AP Kmart (SHLD) announced Monday that it will once again kick off its “Black Friday” at 6 a.m. on Thanksgiving Day, and keep its stores open for 41 straight hours.
Opening on Thanksgiving has become this norm among many retailers this year, but most are choosing to do so late in the evening, usually around 8 p.m. As we’ve pointed out, this makes some sense for shoppers, who can wait until after Thanksgiving dinner to hit the mall (and then be back home to get to sleep at a reasonable hour).
But Kmart has never bought into the notion that Thanksgiving should be dedicated to food and family. This won’t be the first time it’s opened its doors to shoppers on the morning of Thanksgiving, but this year it will go a step further by keeping them open until late Friday night. That’s a 41-hour marathon of shopping that it clearly hopes will give it a bigger slice of the Black Friday sales pie.
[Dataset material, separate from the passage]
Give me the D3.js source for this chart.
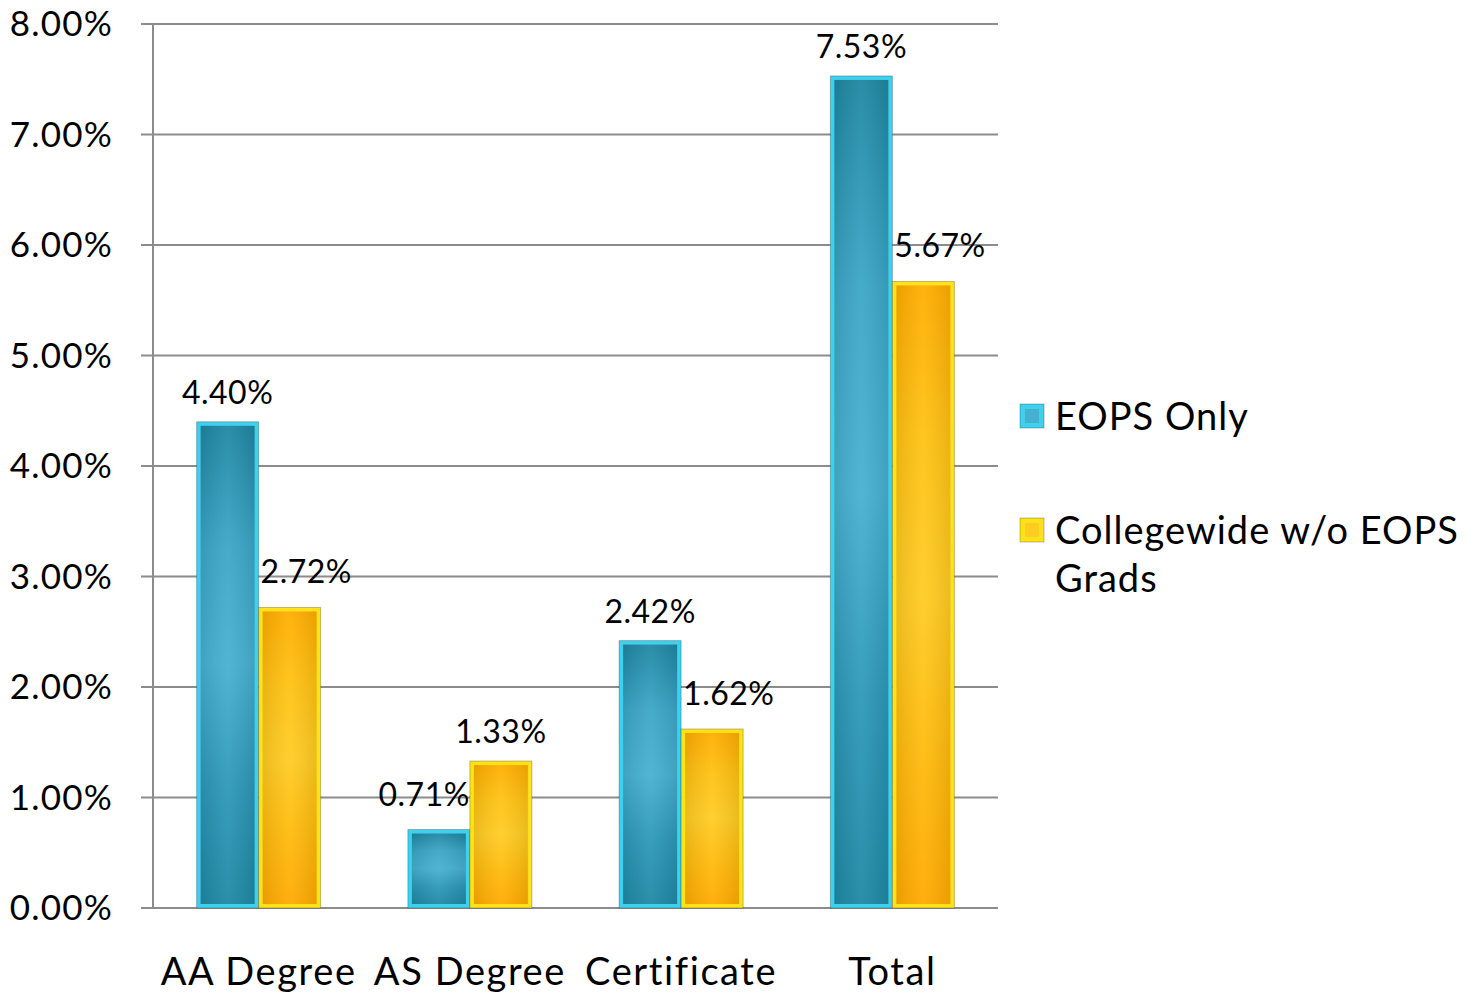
<!DOCTYPE html>
<html>
<head>
<meta charset="utf-8">
<script src="https://cdn.jsdelivr.net/npm/d3@7"></script>
<style>
  body { margin: 0; background: #fff; }
  text { font-family: Lato, "Open Sans", sans-serif; fill: #000; }
</style>
</head>
<body>
<svg width="1469" height="997"></svg>
<script>
var categories = ["AA Degree", "AS Degree", "Certificate", "Total"];
var seriesNames = ["EOPS Only", "Collegewide w/o EOPS Grads"];
var eopsOnly = [4.40, 0.71, 2.42, 7.53];
var collegewide = [2.72, 1.33, 1.62, 5.67];
var yTicks = [0, 1, 2, 3, 4, 5, 6, 7, 8];

var svg = d3.select("svg"),
    margin = {top: 24, right: 471, bottom: 89, left: 153},
    width = +svg.attr("width") - margin.left - margin.right,
    height = +svg.attr("height") - margin.top - margin.bottom,
    g = svg.append("g").attr("transform", "translate(" + margin.left + "," + margin.top + ")");

var defs = svg.append("defs");

// bar styles: edge colour + vertical gradient for the face
var styles = [
  {edge: "#3fd0ee", stops: ["#1e86a2", "#3aa6c6", "#46b0d0", "#2b98b8", "#1e88a4"]},
  {edge: "#ffe21a", stops: ["#ffad00", "#ffc212", "#ffcc22", "#ffbb0c", "#ffaa00"]}
];
styles.forEach(function(s, i) {
  var grad = defs.append("linearGradient")
      .attr("id", "grad" + i)
      .attr("x1", 0).attr("y1", 0).attr("x2", 0).attr("y2", 1);
  s.stops.forEach(function(c, j) {
    grad.append("stop").attr("offset", (j / (s.stops.length - 1))).attr("stop-color", c);
  });
  var hgrad = defs.append("linearGradient")
      .attr("id", "hgrad" + i)
      .attr("x1", 0).attr("y1", 0).attr("x2", 1).attr("y2", 0);
  hgrad.append("stop").attr("offset", 0).attr("stop-color", "#000").attr("stop-opacity", 0.08);
  hgrad.append("stop").attr("offset", 0.5).attr("stop-color", "#fff").attr("stop-opacity", 0.06);
  hgrad.append("stop").attr("offset", 1).attr("stop-color", "#000").attr("stop-opacity", 0.08);
});

var x0 = d3.scaleBand()
    .domain(categories)
    .range([0, width])
    .paddingInner(0.413)
    .paddingOuter(0.2065);

var x1 = d3.scaleBand()
    .domain([0, 1])
    .range([0, x0.bandwidth()]);

var y = d3.scaleLinear()
    .domain([0, 8])
    .range([height, 0]);

// gridlines
g.append("g")
  .selectAll("line")
  .data(yTicks)
  .enter().append("line")
    .attr("x1", -12)
    .attr("x2", width)
    .attr("y1", function(d) { return y(d); })
    .attr("y2", function(d) { return y(d); })
    .attr("stroke", "#8c8c8c")
    .attr("stroke-width", 2);

// y axis line
g.append("line")
    .attr("x1", 0).attr("x2", 0)
    .attr("y1", y(8)).attr("y2", y(0))
    .attr("stroke", "#8c8c8c")
    .attr("stroke-width", 2);

// y tick labels
g.append("g")
  .selectAll("text")
  .data(yTicks)
  .enter().append("text")
    .attr("x", -40)
    .attr("y", function(d) { return y(d); })
    .attr("dy", "0.35em")
    .attr("text-anchor", "end")
    .attr("font-size", "35px")
    .attr("letter-spacing", "1.2px")
    .text(function(d) { return d.toFixed(2) + "%"; });

// x labels
g.append("g")
  .selectAll("text")
  .data(categories)
  .enter().append("text")
    .attr("x", function(d) { return x0(d) + x0.bandwidth() / 2; })
    .attr("y", height + 77)
    .attr("text-anchor", "middle")
    .attr("font-size", "38px")
    .attr("letter-spacing", "1.6px")
    .text(function(d) { return d; });

var rows = categories.map(function(c, i) {
  return {cat: c, vals: [eopsOnly[i], collegewide[i]]};
});

var groups = g.selectAll(".cat")
  .data(rows)
  .enter().append("g")
    .attr("class", "cat")
    .attr("transform", function(d) { return "translate(" + x0(d.cat) + ",0)"; });

var bars = groups.selectAll(".bar")
  .data(function(d) { return d.vals.map(function(v, s) { return {v: v, s: s, other: d.vals[1 - s]}; }); })
  .enter().append("g")
    .attr("class", "bar");

function drawBar(sel) {
  var e = 4;
  sel.append("rect")
      .attr("x", function(d) { return x1(d.s); })
      .attr("y", function(d) { return y(d.v); })
      .attr("width", x1.bandwidth())
      .attr("height", function(d) { return height - y(d.v); })
      .attr("fill", function(d) { return styles[d.s].edge; })
      .attr("stroke", "rgba(0,0,0,0.25)")
      .attr("stroke-width", 1);
  sel.append("rect")
      .attr("x", function(d) { return x1(d.s) + e; })
      .attr("y", function(d) { return y(d.v) + e; })
      .attr("width", x1.bandwidth() - 2 * e)
      .attr("height", function(d) { return Math.max(0, height - y(d.v) - 2 * e); })
      .attr("fill", function(d) { return "url(#grad" + d.s + ")"; });
  sel.append("rect")
      .attr("x", function(d) { return x1(d.s) + e; })
      .attr("y", function(d) { return y(d.v) + e; })
      .attr("width", x1.bandwidth() - 2 * e)
      .attr("height", function(d) { return Math.max(0, height - y(d.v) - 2 * e); })
      .attr("fill", function(d) { return "url(#hgrad" + d.s + ")"; });
}
bars.call(drawBar);

// value labels; shift away from a taller neighbour
bars.append("text")
    .attr("font-size", "32px")
    .attr("letter-spacing", "0.5px")
    .attr("y", function(d) { return y(d.v) - (d.other > d.v ? 24 : 18); })
    .attr("x", function(d) {
      if (d.other > d.v) return d.s === 1 ? x1(d.s) + 2 : x1(d.s) + x1.bandwidth();
      return x1(d.s) + x1.bandwidth() / 2;
    })
    .attr("text-anchor", function(d) {
      if (d.other > d.v) return d.s === 1 ? "start" : "end";
      return "middle";
    })
    .text(function(d) { return d.v.toFixed(2) + "%"; });

// legend
var legend = svg.append("g").attr("transform", "translate(1020,404)");
var legendRows = [
  {lines: ["EOPS Only"], y: 0},
  {lines: ["Collegewide w/o EOPS", "Grads"], y: 114}
];
legendRows.forEach(function(r, i) {
  var it = legend.append("g").attr("transform", "translate(0," + r.y + ")");
  it.append("rect")
      .attr("width", 24).attr("height", 24)
      .attr("fill", styles[i].edge)
      .attr("stroke", "rgba(0,0,0,0.25)");
  it.append("rect")
      .attr("x", 5).attr("y", 5)
      .attr("width", 14).attr("height", 14)
      .attr("fill", styles[i].stops[2]);
  var t = it.append("text")
      .attr("x", 35)
      .attr("y", 26)
      .attr("font-size", "38px")
      .attr("letter-spacing", "1px");
  r.lines.forEach(function(l, k) {
    t.append("tspan").attr("x", 35).attr("dy", k === 0 ? 0 : 48).text(l);
  });
});
</script>
</body>
</html>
(Kmart isn’t alone in this, to be fair — Walmart (WMT) keeps many of its 24-hour stores open throughout Thanksgiving and Black Friday, avoiding the “doorbuster” crushes by putting some sale items aside until the designated hour.)
We can see where a few shoppers might happily take advantage of the early-morning opening — you could head to the mall after sticking your turkey in the oven, for instance, or stop at a Kmart on the way to your cousins’ place. But we’re guessing that most people will respond negatively to the notion of a national holiday being entirely turned over to commerce.
And that’s to say nothing of the Kmart employees who will staff the stores during hours when most people would prefer to be at home with their families eating turkey. Kmart emphasized in its announcement that “Stores are staffed with seasonal associates and those who have volunteered to work.” But as a general rule, non-unionized retail employees don’t really have a choice in the matter about working a holiday shift if there aren’t enough volunteers.